September 13, 2013

I have a loner in the flock. Her name is Fifi. She is a Silkie Bantam at the bottom of the pecking order. She doesn’t seem to be concerned about power or authority. She is curious, happy, timid and shy and keeps to herself.  She sleeps alone in the nesting box. She has a few friends-all Silkies who she hangs out with during the day, but most times, she is exploring life alone.

I find the dynamics of the flock so interesting. I often wonder why things sort themselves out the way they do. I guess with in life, there are those that enjoy holding all the power. They make the decisions. They boss people around. They are controlling. They want and feel a need to be head hen.

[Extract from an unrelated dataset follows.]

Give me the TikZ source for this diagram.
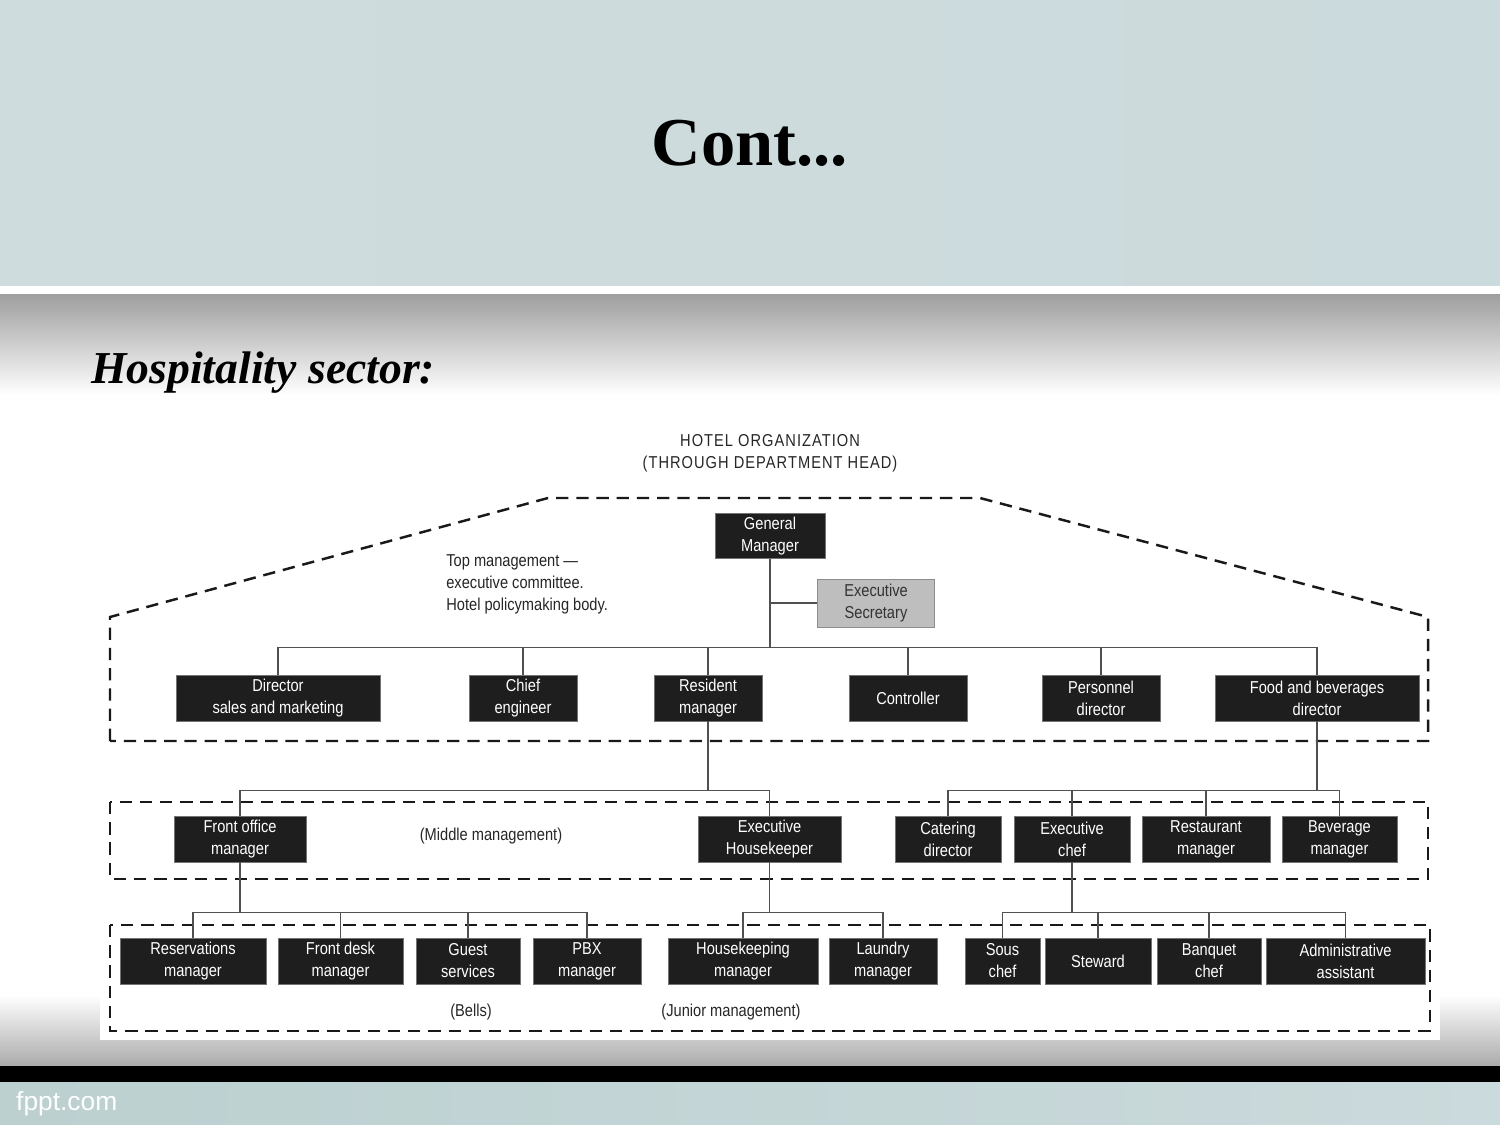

Head hens can be very different rulers. Our head hen, Tilly rules with grace and elegance. She is thoughtful and motherly, perhaps this is the personality of her breed shining through. Other head hens can be downright vicious. Not only are they vicious but they teach others to be vicious too by setting examples. They give permission for other birds below them to torment, harm, chase, and feather-pick those lower down on the pecking order, henpecking at it’s finest. Henpecking becomes a norm in the flock an acceptable behavior through the entire pecking order. Nastiest becomes acceptable, the norm. The tone of the flock seems to rely heavily on the personality of the head hen.

For the past few days, I have felt badly for Fifi. Last night I could not sleep, so I got to thinking about why Fifi is the way she is. Then it dawned on me, Dottie Speckles and her were both born and introduced to the flock at the same time.

Dottie Speckles, our Silver Laced Wyandotte, had an insatiable quest to be head of the flock.  Her goal was to de-throne sweet Tilly no matter the cost. She was violent. She was malicious. She attacked for no reason. She was relentless. She delighted in pulling out other flock members’ feathers who slept near her under the cover of darkness by the light of the moon. I watched as no one was safe. I believe this is where Fifi learned at a very young age to keep to herself. She was part of the flock but her “head” was not in the game. It reminded me of a nasty school click for only the “cool” girls. After five months, I had witnessed enough. Dottie Speckles was rehomed and over time peace returned to the flock.

Today, I awoke with a clarity.  Could Fifi just be brave?  I’m beginning to think that she is.

She doesn’t care where she falls in the flock’s pecking order.
She doesn’t care who she sleeps next to at night.
She gets plenty of treats, love and affection without having to be the center of attention.
She leads a drama free life
She has friendships because she wants them, not because she has to to keep her “position” in the flock.
Fifi had to make the choices that were not consistent with the popular road. That must have been difficult for her.

Sometimes, being brave is not an easy thing to do. It can be downright scary at times. No one likes to feel henpecked whether we are chickens or people. I take strength in the realizing the bravery of this hen, the tiniest of our bunch. Sometimes, you just have to stretch your neck out, be brave, and explore the other side of the road. Sometimes, the grass isn’t the only greener thing across the street.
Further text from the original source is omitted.